# Inverses and Second Derivatives

• Sep 9th 2009, 05:59 AM
uberbandgeek6
Inverses and Second Derivatives
Problem:
If f is a one-to-one, twice differentiable function with inverse function g, show that:

g''(x) = -( f''(g(x)) ) / ( [f'(g(x))]^3 )

and deduce that if f is increasing and concave upward, then its inverse function is concave downward.
___________________________

My work so far:
For the first part, I replaced all of the g's with f^-1 (I won't show that here since it would be really cluttered).
Then I took the equation (f^-1)'(x) = 1 / (f'(f^-1(x))) and changed it to
f'(f^-1(x)) = 1 / ((f^-1)'(x)) and plugged that into the bottom of the problem's equation. After a little simplifying, I got
(f^-1)''(x) = (-f''(f^-1(x))) * ((f^-1)'(x))^3

I'm not sure where to go from here. What can I do about the second derivatives? Thank you!
• Sep 9th 2009, 07:54 AM
hatsoff
Quote:

Originally Posted by uberbandgeek6
Problem:
If f is a one-to-one, twice differentiable function with inverse function g, show that:

g''(x) = -( f''(g(x)) ) / ( [f'(g(x))]^3 )

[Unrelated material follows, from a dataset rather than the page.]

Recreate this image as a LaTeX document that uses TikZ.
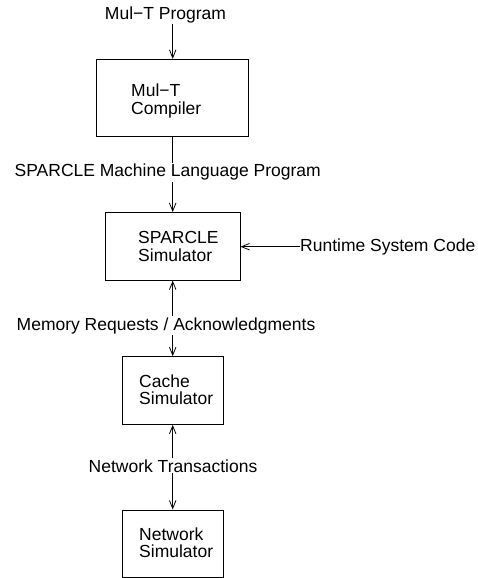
\documentclass[tikz,border=0pt]{standalone}
\usepackage{fontspec}
\setmainfont{Liberation Sans}
\usetikzlibrary{arrows.meta}

\begin{document}
\begin{tikzpicture}[x=1pt, y=-1pt,
  font=\fontsize{17.5}{17.5}\selectfont,
  box/.style={draw, line width=1pt, inner sep=0pt},
  txt/.style={inner sep=0pt, align=left, anchor=west},
  lbl/.style={fill=white, inner sep=1pt},
  arr/.style={-{Straight Barb[length=8pt, width=6.5pt]}, line width=0.8pt},
  ln/.style={line width=0.8pt}]

\useasboundingbox (0, 0) rectangle (478, 578);

\node (comp) at (172.7, 97.7) [box, minimum width=152pt, minimum height=76.7pt] {};
\node (sim) at (172.7, 246.3) [box, minimum width=134.6pt, minimum height=67.5pt] {};
\node (cache) at (172.7, 390.5) [box, minimum width=101.3pt, minimum height=67.6pt] {};
\node (net) at (172.7, 543.5) [box, minimum width=101pt, minimum height=67pt] {};

\node (compT) at (131, 101) [txt] {Mul−T\\Compiler};
\node (simT) at (138, 246.5) [txt] {SPARCLE\\Simulator};
\node (cacheT) at (139, 389.5) [txt] {Cache\\Simulator};
\node (netT) at (139, 542.5) [txt] {Network\\Simulator};

\node (prog) at (165.5, 19.3) [lbl, anchor=base] {Mul−T Program};
\node (mlang) at (167.7, 176.7) [lbl, anchor=base] {SPARCLE Machine Language Program};
\node (rtc) at (300, 246.7) [lbl, inner sep=0pt, anchor=west] {Runtime System Code};
\node (mem) at (166, 330) [lbl, anchor=base] {Memory Requests / Acknowledgments};
\node (ntr) at (173, 472) [lbl, anchor=base] {Network Transactions};

\path[arr] (prog.south -| comp.north) edge (comp.north);
\path[ln] (comp.south) edge (comp.south |- mlang.north);
\path[arr] (comp.south |- mlang.south) edge (sim.north);
\path[arr] (rtc.west) edge (sim.east |- rtc.west);
\path[arr] (sim.south |- mem.north) edge (sim.south);
\path[arr] (cache.north |- mem.south) edge (cache.north);
\path[arr] (cache.south |- ntr.north) edge (cache.south);
\path[arr] (net.north |- ntr.south) edge (net.north);

\end{tikzpicture}
\end{document}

and deduce that if f is increasing and concave upward, then its inverse function is concave downward.
___________________________

My work so far:
For the first part, I replaced all of the g's with f^-1 (I won't show that here since it would be really cluttered).
Then I took the equation (f^-1)'(x) = 1 / (f'(f^-1(x))) and changed it to
f'(f^-1(x)) = 1 / ((f^-1)'(x)) and plugged that into the bottom of the problem's equation. After a little simplifying, I got
(f^-1)''(x) = (-f''(f^-1(x))) * ((f^-1)'(x))^3

I'm not sure where to go from here. What can I do about the second derivatives? Thank you!

Part I

Remember the identity that for inverses, we have

$\displaystyle f[g(x)]=x$.

Taking the derivative, we get

$\displaystyle f'[g(x)]g'(x)=1$.

Divide by $\displaystyle f'g$ to get:

$\displaystyle g'(x)=(f'[g(x)])^{-1}$.

Take the derivative again, yielding

$\displaystyle g''(x)=(-1)(f'[g(x)])^{-2}f''[g(x)]g'(x)$.

Remember that $\displaystyle g'(x)=(f'[g(x)])^{-1}$ and substitute:

$\displaystyle g''(x)=(-1)(f'[g(x)])^{-2}f''[g(x)](f'[g(x)])^{-1}$.

And then simplify to yield

$\displaystyle g''(x)=-\frac{f''[g(x)]}{(f'[g(x)])^{3}}$.

Part II

Now, when we say that $\displaystyle f$ is increasing and concave upward, we are essentially saying that

$\displaystyle f'(t),f''(t)>0$ for all $\displaystyle t\in D$. Since $\displaystyle g(x)\in D$, then

$\displaystyle f'[g(x)],f''[g(x)]>0$.

We can use that information with our previous equations to infer that $\displaystyle g''(x)<0$.